Call the two inputs A, B and the output S, C. You can translate this to:

S = "A or (exclusive!) B". C = "A and B".

If you can build a circuit (or a mechanical system!) that implements "exclusive or" as well as "and", you can add two bits! You can then chain these elements together to add more bits (have to consider carried bits as input now!).

---

## Transistors and Gates

[A NAND gate](../files/nand.jpg) (from Wikipedia).

Outout is "on" if and only if A and B are not both "on".

Basic logic gates: NOT, AND, OR, XOR, NAND, NOR, NXOR.

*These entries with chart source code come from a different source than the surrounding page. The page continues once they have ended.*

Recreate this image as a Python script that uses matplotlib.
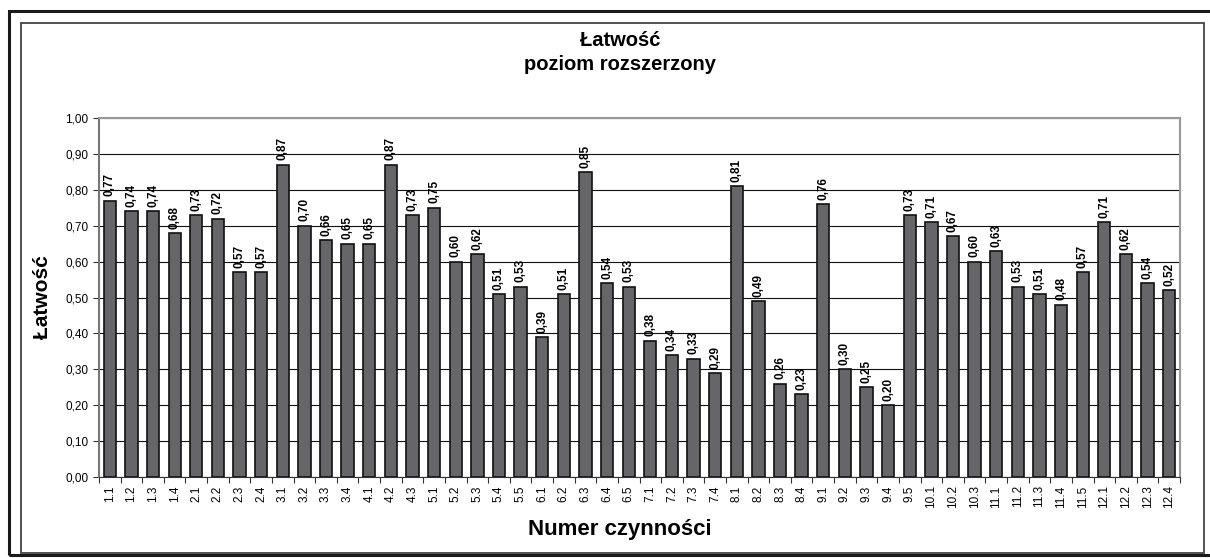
import matplotlib
matplotlib.use("Agg")
import matplotlib.pyplot as plt
from matplotlib.patches import Rectangle

plt.rcParams['font.family'] = ['Liberation Sans', 'DejaVu Sans']

# Dane
kategorie = ['1.1', '1.2', '1.3', '1.4', '2.1', '2.2', '2.3', '2.4', '3.1', '3.2',
             '3.3', '3.4', '4.1', '4.2', '4.3', '5.1', '5.2', '5.3', '5.4', '5.5',
             '6.1', '6.2', '6.3', '6.4', '6.5', '7.1', '7.2', '7.3', '7.4', '8.1',
             '8.2', '8.3', '8.4', '9.1', '9.2', '9.3', '9.4', '9.5', '10.1', '10.2',
             '10.3', '11.1', '11.2', '11.3', '11.4', '11.5', '12.1', '12.2', '12.3', '12.4']
latwosc = [0.77, 0.74, 0.74, 0.68, 0.73, 0.72, 0.57, 0.57, 0.87, 0.70,
           0.66, 0.65, 0.65, 0.87, 0.73, 0.75, 0.60, 0.62, 0.51, 0.53,
           0.39, 0.51, 0.85, 0.54, 0.53, 0.38, 0.34, 0.33, 0.29, 0.81,
           0.49, 0.26, 0.23, 0.76, 0.30, 0.25, 0.20, 0.73, 0.71, 0.67,
           0.60, 0.63, 0.53, 0.51, 0.48, 0.57, 0.71, 0.62, 0.54, 0.52]
y_ticks = [0.0, 0.1, 0.2, 0.3, 0.4, 0.5, 0.6, 0.7, 0.8, 0.9, 1.0]

fig = plt.figure(figsize=(12.1, 5.58), dpi=100)

# ramki wokol wykresu
fig.patches.append(Rectangle((9 / 1210, 3 / 558), 1.0, 544 / 558, transform=fig.transFigure,
                             fill=False, edgecolor='#1a1a1a', linewidth=2.2))
fig.patches.append(Rectangle((21 / 1210, 5 / 558), 1183 / 1210, 530 / 558, transform=fig.transFigure,
                             fill=False, edgecolor='#444444', linewidth=1.3))

ax = fig.add_axes([99 / 1210, 81 / 558, 1081 / 1210, 359 / 558])

x = range(len(kategorie))
bars = ax.bar(x, latwosc, width=0.57, color='#66666a', edgecolor='#111111', linewidth=1.2, zorder=3)

for i, v in enumerate(latwosc):
    ax.text(i, v + 0.012, f"{v:.2f}".replace('.', ','), rotation=90, ha='center', va='bottom',
            fontsize=8.5, fontweight='bold', zorder=4)

ax.set_xlim(-0.5, len(kategorie) - 0.5)
ax.set_ylim(0, 1.0)
ax.set_yticks(y_ticks)
ax.set_yticklabels([f"{t:.2f}".replace('.', ',') for t in y_ticks], fontsize=8.5)
ax.set_xticks([i - 0.5 for i in range(len(kategorie) + 1)], minor=False)
ax.set_xticklabels([])
ax.set_xticks(list(x), minor=True)
ax.set_xticklabels(kategorie, minor=True, rotation=90, fontsize=8.5)
ax.tick_params(axis='x', which='minor', length=0, pad=6)
ax.tick_params(axis='x', which='major', length=4, direction='out', color='#333333')
ax.tick_params(axis='y', length=4, direction='out', color='#333333')

ax.grid(axis='y', color='#111111', linewidth=0.8, zorder=0)
for s in ['top', 'right']:
    ax.spines[s].set_color('#999999')
    ax.spines[s].set_linewidth(1.5)
ax.spines['left'].set_color('#777777')
ax.spines['left'].set_linewidth(1.5)
ax.spines['bottom'].set_color('#333333')

ax.set_ylabel('Łatwość', fontsize=15, fontweight='bold', labelpad=10)
ax.set_xlabel('Numer czynności', fontsize=16, fontweight='bold', labelpad=10)
ax.xaxis.set_label_coords((620 - 99) / 1081, -53 / 359 - 0.0)
ax.xaxis.label.set_va('center')
ax.xaxis.set_label_coords((620 - 99) / 1081, -(530 - 477) / 359)
fig.text(620 / 1210, 1 - 40 / 558, 'Łatwość', ha='center', va='center', fontsize=14.5, fontweight='bold')
fig.text(620 / 1210, 1 - 64 / 558, 'poziom rozszerzony', ha='center', va='center', fontsize=14.5, fontweight='bold')

fig.savefig('out.png', dpi=100)
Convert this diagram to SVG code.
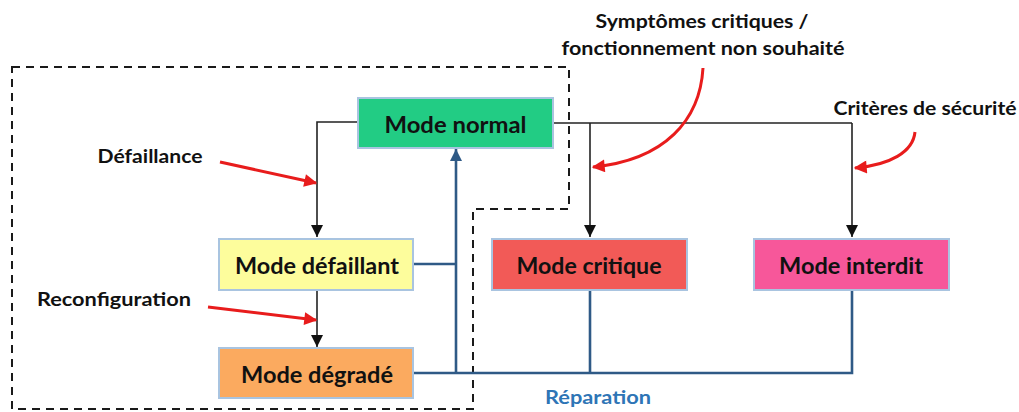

"XOR" refers to exclusive or: A OR B, but not both. 
---

## Transistors and Gates

[A half adder made from NAND gates](../files/half_adder.jpg) and [one made with an XOR and AND gate](../files/half_adder_xor.png) (also from Wikipedia)

$$ \{0,0\} \mapsto \{ 0, \text{carry } 0\}. $$
$$ \{0,1\} \mapsto \{ 1, \text{carry } 0\}. $$
$$ \{1,0\} \mapsto \{ 1, \text{carry } 0\}. $$
$$ \{1,1\} \mapsto \{ 0, \text{carry } 1\}. $$

S = "A or (exclusive!) B". C = "A and B".

---

## Conclusion

An idea for how components of a computer operate.

A little excursion into number representation.

A little excursion into how to build a bit adder.